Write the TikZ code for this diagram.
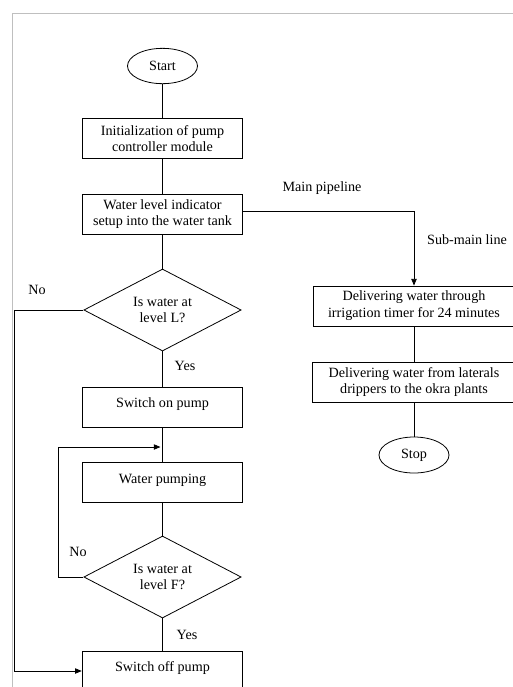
\documentclass[tikz,border=0pt]{standalone}
\usepackage{fontspec}
\setmainfont{Liberation Serif}
\usetikzlibrary{shapes.geometric, arrows.meta}

\begin{document}
\begin{tikzpicture}[x = 0.75pt, y = -0.75pt,
    font = \fontsize{10.6}{12.6}\selectfont,
    line width = 0.6pt,
    > = {Triangle[length = 5pt, width = 4pt]},
    flowbox/.style = {draw, rectangle, align = center, inner sep = 0pt,
        minimum width = 120.5pt, minimum height = 30pt},
    onebox/.style = {flowbox, text height = 7pt, text depth = 6pt},
    endcap/.style = {draw, ellipse, inner sep = 0pt,
        minimum width = 52.5pt, minimum height = 26.5pt},
    check/.style = {draw, diamond, align = center, inner sep = 0pt, aspect = 1.9,
        minimum width = 118pt, minimum height = 61.5pt},
    tag/.style = {inner sep = 0pt}]

% The page is cut like the scanned figure.
    \clip (0, 0) rectangle (513, 687);

% Grey frame of the figure.
    \draw [black!25, line width = 1.3pt] (12.5, 687) -- (12.5, 13.5) -- (513, 13.5);

% Pump side of the chart.
    \node [endcap] (start) at (162.5, 66) {Start};
    \node [flowbox] (init) at (162.5, 138.5) {Initialization of pump\\controller module};
    \node [flowbox] (level) at (162.5, 214) {Water level indicator\\setup into the water tank};
    \node [check] (checkL) at (162.5, 310) {Is water at\\level L?};
    \node [onebox] (switchon) at (162.5, 407) {Switch on pump};
    \node [onebox] (pumping) at (162.5, 482.5) {Water pumping};
    \node [check] (checkF) at (162.5, 577) {Is water at\\level F?};
    \node [onebox] (switchoff) at (162.5, 671) {Switch off pump};

% Irrigation side of the chart.
    \node [flowbox, minimum width = 151.5pt] (timer) at (414, 306) {Delivering water through\\irrigation timer for 24 minutes};
    \node [flowbox, minimum width = 153pt] (laterals) at (414, 382) {Delivering water from laterals\\drippers to the okra plants};
    \node [endcap, minimum height = 27pt] (stop) at (414, 455) {Stop};

% Labels on the lines.
    \node [tag] (lblmain) at (322, 188) {Main pipeline};
    \node [tag] (lblsub) at (467, 240) {Sub-main line};
    \node [tag] (lblnoL) at (37, 290) {No};
    \node [tag] (lblyesL) at (185, 366) {Yes};
    \node [tag] (lblnoF) at (78, 552) {No};
    \node [tag] (lblyesF) at (187, 635) {Yes};

% Straight lines down the middle.
    \draw (start) -- (init);
    \draw (init) -- (level);
    \draw (level) -- (checkL);
    \draw (checkL) -- (switchon);
    \draw (switchon) -- (pumping);
    \draw (pumping) -- (checkF);
    \draw (checkF) -- (switchoff);
    \draw (timer) -- (laterals);
    \draw (laterals) -- (stop);

% Branch lines with arrows.
    \draw [->] (level.2) -| (timer.north);
    \draw [->] (checkL.west) -- ++(-69, 0) |- (switchoff.west);
    \coordinate (loopin) at (160.5, 447);
    \draw [->] (checkF.west) -- ++(-25, 0) |- (loopin);

\end{tikzpicture}
\end{document}
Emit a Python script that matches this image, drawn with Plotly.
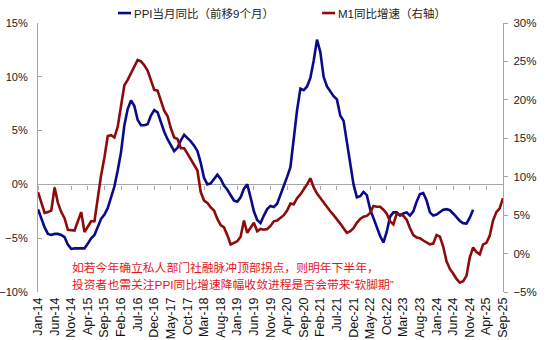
import pandas as pd
import plotly.graph_objects as go

# Monthly axis: Jan-2014 .. Sep-2025
months = pd.date_range("2014-01-01", periods=141, freq="MS")
month_labels = [d.strftime("%b-%y") for d in months]

# PPI YoY, shifted forward 9 months (%), left axis
ppi_yoy_lead9 = [
    -2.3, -3.1, -4.0, -4.6, -4.7, -4.6, -4.6, -4.7, -4.9, -5.6,
    -6.0, -5.95, -5.95, -5.95, -5.95, -5.5, -5.0, -4.7, -3.9, -3.2,
    -2.8, -2.2, -1.2, -0.2, 1.3, 3.0, 5.5, 7.0, 7.8, 7.3,
    6.0, 5.5, 5.5, 5.6, 6.4, 6.9, 6.7, 5.7, 4.9, 4.2,
    3.6, 3.1, 3.4, 4.1, 4.6, 4.3, 4.0, 3.6, 3.1, 2.0,
    0.6, 0.0, 0.1, 0.5, 0.9, 0.5, -0.1, -0.5, -1.0, -1.5,
    -1.6, -1.2, -0.4, 0.0, -1.2, -2.5, -3.3, -3.6, -2.9, -2.3,
    -2.0, -2.1, -1.8, -1.0, -0.2, 0.7, 1.6, 4.4, 6.9, 8.9,
    8.75, 9.1, 9.9, 11.5, 13.45, 12.3, 10.0, 9.1, 8.6, 8.2,
    7.9, 6.4, 5.9, 3.8, 1.8, 0.0, -1.2, -1.1, -0.7, -1.0,
    -2.3, -3.2, -4.0, -4.8, -5.4, -4.4, -3.0, -2.6, -2.6, -2.9,
    -2.7, -2.6, -2.9, -2.5, -1.6, -0.9, -0.8, -1.5, -2.6, -2.9,
    -2.8, -2.6, -2.35, -2.3, -2.4, -2.7, -3.1, -3.4, -3.6, -3.65,
    -3.1, -2.35,
]

# M1 YoY growth (%), right axis
m1_yoy = [
    8.0, 6.6, 5.3, 5.4, 5.6, 8.6, 6.6, 5.4, 4.6, 3.1,
    3.0, 3.0, 4.2, 5.4, 2.8, 3.6, 4.2, 4.2, 7.5, 10.2,
    12.5, 15.3, 15.4, 15.1, 16.5, 19.5, 21.9, 22.6, 23.4, 24.4,
    25.2, 25.0, 24.5, 23.8, 22.6, 21.3, 21.2, 20.0, 18.6, 17.9,
    16.3, 15.1, 14.9, 13.7, 13.7, 13.0, 12.3, 11.5, 10.8, 8.0,
    6.9, 6.6, 6.0, 5.6, 4.5, 3.7, 3.4, 2.4, 1.2, 1.4,
    1.6, 2.2, 4.3, 2.7, 3.4, 4.0, 2.9, 3.2, 3.1, 3.2,
    3.6, 4.2, 4.3, 4.6, 5.0, 5.6, 6.5, 6.4, 7.2, 7.7,
    8.3, 9.0, 9.8, 8.6, 7.8, 7.2, 6.6, 6.1, 5.5, 5.0,
    4.5, 3.9, 3.3, 2.7, 2.9, 3.3, 4.0, 4.5, 4.8, 4.9,
    5.3, 6.2, 6.1, 6.1, 5.7, 5.2, 4.2, 3.8, 5.2, 5.1,
    4.9, 4.4, 3.3, 2.4, 2.1, 2.0, 1.7, 1.4, 1.2, 1.3,
    2.4, 2.2, 0.9, -1.0, -2.0, -2.6, -3.3, -3.8, -3.6, -2.9,
    -0.5, 0.8, 0.2, -0.1, 1.2, 1.4, 2.3, 4.3, 5.4, 5.9,
    7.2,
]

PPI_NAME = "PPI当月同比（前移9个月）"
M1_NAME = "M1同比增速（右轴）"
NOTE_LINE1 = "如若今年确立私人部门社融脉冲顶部拐点，则明年下半年，"
NOTE_LINE2 = "投资者也需关注PPI同比增速降幅收敛进程是否会带来“软脚期”"

BLUE = "#0B0B8A"
RED = "#8E0B0B"
AXIS_GREY = "#A6A6A6"
FONT = "Arial, 'Liberation Sans', 'Noto Sans CJK SC', sans-serif"

x_idx = list(range(len(months)))
tick_pos = x_idx[::5]
tick_txt = month_labels[::5]
xrange = [0, len(months) - 1]

fig = go.Figure()

fig.add_trace(go.Scatter(
    x=x_idx[:len(ppi_yoy_lead9)], y=ppi_yoy_lead9, name=PPI_NAME,
    mode="lines", line=dict(color=BLUE, width=2.6),
    xaxis="x", yaxis="y",
))
fig.add_trace(go.Scatter(
    x=x_idx[:len(m1_yoy)], y=m1_yoy, name=M1_NAME,
    mode="lines", line=dict(color=RED, width=2.6),
    xaxis="x2", yaxis="y2",
))

fig.update_layout(
    width=550, height=340,
    margin=dict(l=38, r=47, t=23, b=48, autoexpand=False),
    paper_bgcolor="white", plot_bgcolor="white",
    showlegend=False,
    font=dict(family=FONT, color="#222222"),
    xaxis=dict(
        range=xrange, showgrid=False, zeroline=False, showline=False,
        tickmode="array", tickvals=tick_pos, ticktext=tick_txt,
        tickangle=-90, ticks="", tickfont=dict(size=12.5, color="#111111"),
        ticklabelstandoff=2, automargin=False,
    ),
    # horizontal axis line drawn through the 0% level of the left axis
    xaxis2=dict(
        range=xrange, overlaying="x", anchor="free", position=0.4,
        side="bottom", showgrid=False, zeroline=False,
        showline=True, linecolor=AXIS_GREY, linewidth=1.2,
        tickmode="array", tickvals=tick_pos, ticks="outside",
        ticklen=4, tickcolor=AXIS_GREY, showticklabels=False,
        layer="below traces", automargin=False,
    ),
    yaxis=dict(
        range=[-10, 15], dtick=5, ticksuffix="%",
        showgrid=False, zeroline=False,
        showline=True, linecolor=AXIS_GREY, linewidth=1.2,
        ticks="inside", ticklen=4, tickcolor=AXIS_GREY,
        tickfont=dict(size=11), ticklabelstandoff=7, automargin=False,
    ),
    yaxis2=dict(
        range=[-5, 30], dtick=5, ticksuffix="%",
        overlaying="y", side="right", anchor="x2",
        showgrid=False, zeroline=False,
        showline=True, linecolor=AXIS_GREY, linewidth=1.2,
        ticks="outside", ticklen=4, tickcolor=AXIS_GREY,
        tickfont=dict(size=11.5), ticklabelstandoff=3, automargin=False,
    ),
)

# legend swatches and labels along the top
legend_y = 1.037
for x0, x1, color, label in [
    (0.172, 0.200, BLUE, PPI_NAME),
    (0.611, 0.639, RED, M1_NAME),
]:
    fig.add_shape(type="line", xref="paper", yref="paper",
                  x0=x0, x1=x1, y0=legend_y, y1=legend_y,
                  line=dict(color=color, width=2.6))
    fig.add_annotation(xref="paper", yref="paper", x=x1 + 0.002, y=legend_y,
                       xanchor="left", yanchor="middle", showarrow=False,
                       text=label, font=dict(size=11.5, color="#222222"))

# commentary in red inside the plot
for yv, line in [(0.089, NOTE_LINE1), (0.026, NOTE_LINE2)]:
    fig.add_annotation(xref="paper", yref="paper", x=0.069, y=yv,
                       xanchor="left", yanchor="middle", showarrow=False,
                       text=line, font=dict(size=11.8, color="#E3171C"))

fig.write_html("out.html")
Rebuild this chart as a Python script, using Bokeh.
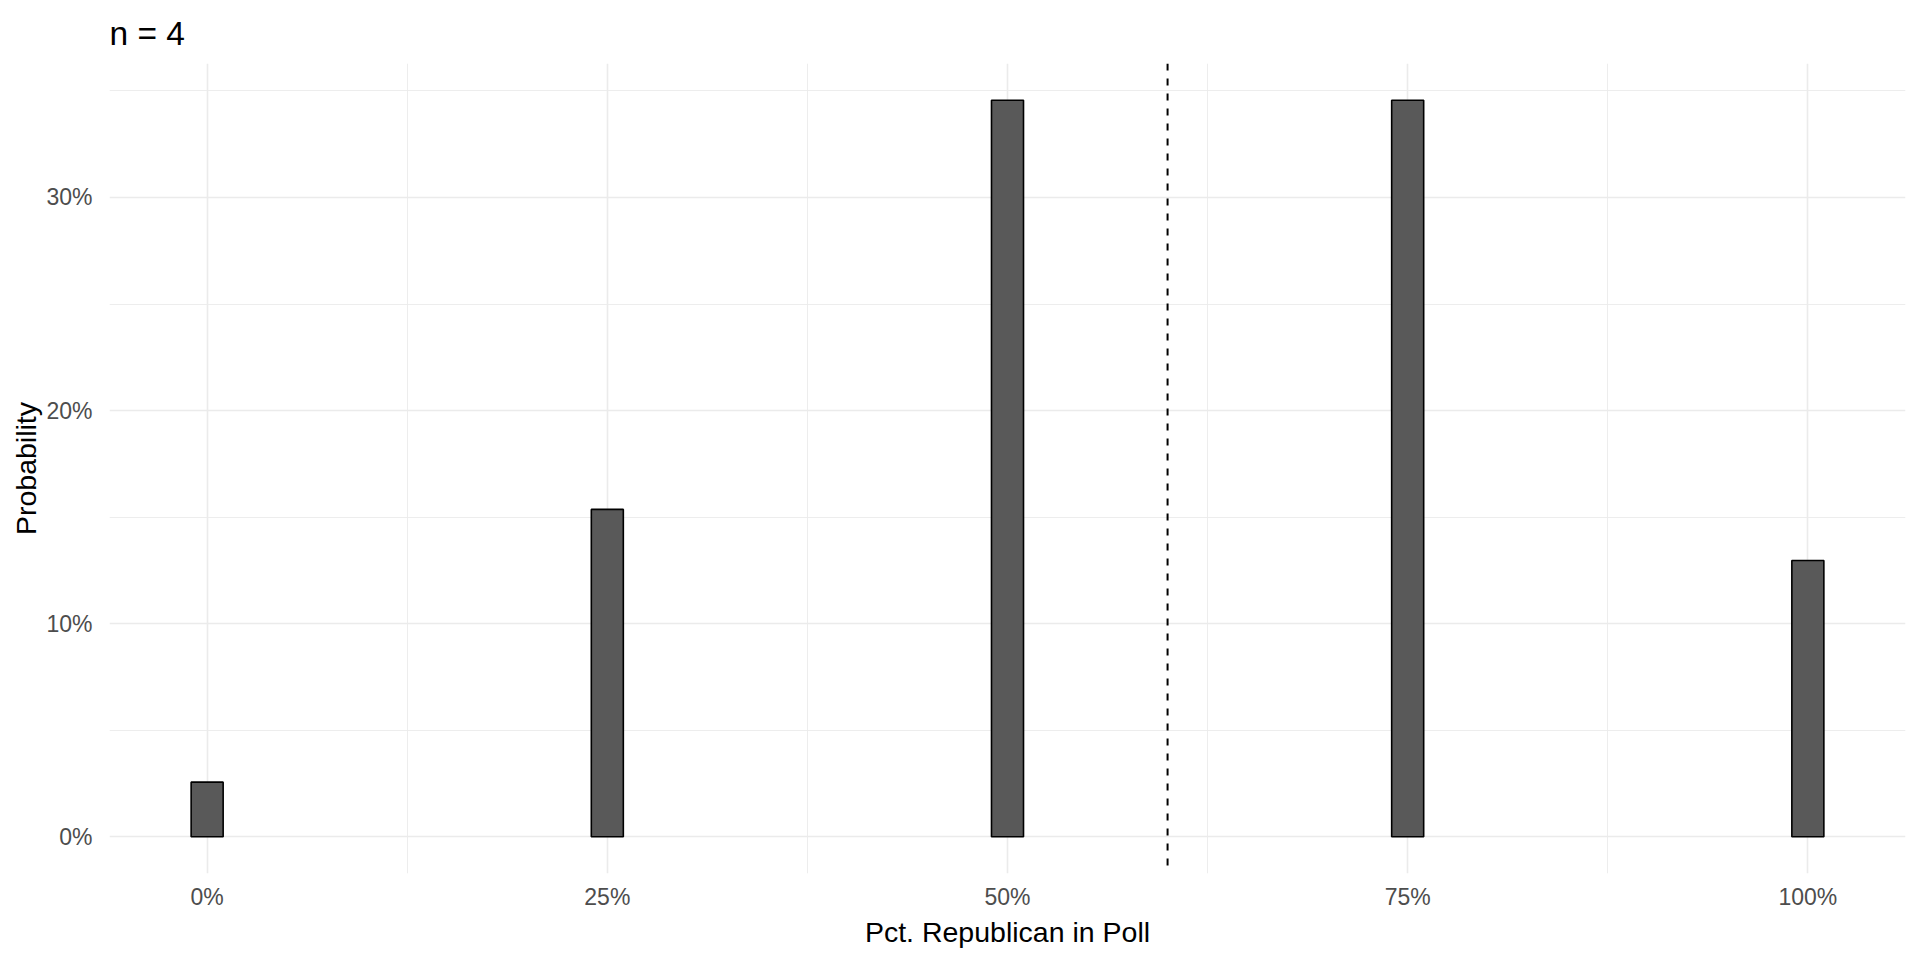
from bokeh.plotting import figure
from bokeh.models import FixedTicker, NumeralTickFormatter, Span, Range1d
from bokeh.embed import file_html
from bokeh.resources import INLINE

# Data
pct_republican = [0.0, 0.25, 0.50, 0.75, 1.0]
probability = [0.0256, 0.1536, 0.3456, 0.3456, 0.1296]
true_share = 0.6
title_text = "n = 4"
x_major = [0, 0.25, 0.5, 0.75, 1.0]
x_minor = [0.125, 0.375, 0.625, 0.875]
y_major = [0, 0.1, 0.2, 0.3]
y_minor = [0.05, 0.15, 0.25, 0.35]

FONT = "Liberation Sans"

p = figure(width=1912, height=952, output_backend="svg", toolbar_location=None,
           x_range=Range1d(-0.061, 1.061), y_range=Range1d(-0.01728, 0.36288),
           min_border_left=109, min_border_right=7, min_border_top=62, min_border_bottom=79)

p.background_fill_color = "white"
p.border_fill_color = "white"
p.outline_line_color = None

p.title.text = title_text
p.title.text_font = FONT
p.title.text_font_size = "33.5px"
p.title.text_font_style = "normal"
p.title.text_color = "black"
p.title.align = "left"
p.title.offset = 0
p.title.standoff = 24

p.vbar(x=pct_republican, top=probability, bottom=0, width=0.02,
       fill_color="#595959", line_color="black", line_width=1.6)

p.add_layout(Span(location=true_share, dimension="height", line_color="black",
                  line_width=2, line_dash="7 8"))

for ax in (p.xaxis[0], p.yaxis[0]):
    ax.axis_line_color = None
    ax.major_tick_line_color = None
    ax.minor_tick_line_color = None
    ax.major_tick_out = 0
    ax.major_tick_in = 0
    ax.minor_tick_out = 0
    ax.minor_tick_in = 0
    ax.major_label_text_font = FONT
    ax.major_label_text_font_size = "23px"
    ax.major_label_text_color = "#4D4D4D"
    ax.axis_label_text_font = FONT
    ax.axis_label_text_font_size = "28.5px"
    ax.axis_label_text_font_style = "normal"
    ax.axis_label_text_color = "black"
    ax.formatter = NumeralTickFormatter(format="0%")

p.xaxis.ticker = FixedTicker(ticks=x_major, minor_ticks=x_minor)
p.yaxis.ticker = FixedTicker(ticks=y_major, minor_ticks=y_minor)
p.xaxis.axis_label = "Pct. Republican in Poll"
p.yaxis.axis_label = "Probability"
p.xaxis.major_label_standoff = 10
p.yaxis.major_label_standoff = 17
p.xaxis.axis_label_standoff = 3
p.yaxis.axis_label_standoff = 1

for g in (p.xgrid[0], p.ygrid[0]):
    g.grid_line_color = "#EBEBEB"
    g.grid_line_width = 1.6
    g.minor_grid_line_color = "#EBEBEB"
    g.minor_grid_line_width = 0.9
p.xgrid.ticker = FixedTicker(ticks=x_major, minor_ticks=x_minor)
p.ygrid.ticker = FixedTicker(ticks=y_major, minor_ticks=y_minor)

open("out.html", "w").write(file_html(p, INLINE))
....................
Above are the records; repeat their lines from the first through the line containing "-- (513, 13.5);", and leave out each picture.

:: FINAL ANSWER ::
Write the TikZ code for this diagram.
\documentclass[tikz,border=0pt]{standalone}
\usepackage{fontspec}
\setmainfont{Liberation Serif}
\usetikzlibrary{shapes.geometric, arrows.meta}

\begin{document}
\begin{tikzpicture}[x = 0.75pt, y = -0.75pt,
    font = \fontsize{10.6}{12.6}\selectfont,
    line width = 0.6pt,
    > = {Triangle[length = 5pt, width = 4pt]},
    flowbox/.style = {draw, rectangle, align = center, inner sep = 0pt,
        minimum width = 120.5pt, minimum height = 30pt},
    onebox/.style = {flowbox, text height = 7pt, text depth = 6pt},
    endcap/.style = {draw, ellipse, inner sep = 0pt,
        minimum width = 52.5pt, minimum height = 26.5pt},
    check/.style = {draw, diamond, align = center, inner sep = 0pt, aspect = 1.9,
        minimum width = 118pt, minimum height = 61.5pt},
    tag/.style = {inner sep = 0pt}]

% The page is cut like the scanned figure.
    \clip (0, 0) rectangle (513, 687);

% Grey frame of the figure.
    \draw [black!25, line width = 1.3pt] (12.5, 687) -- (12.5, 13.5) -- (513, 13.5);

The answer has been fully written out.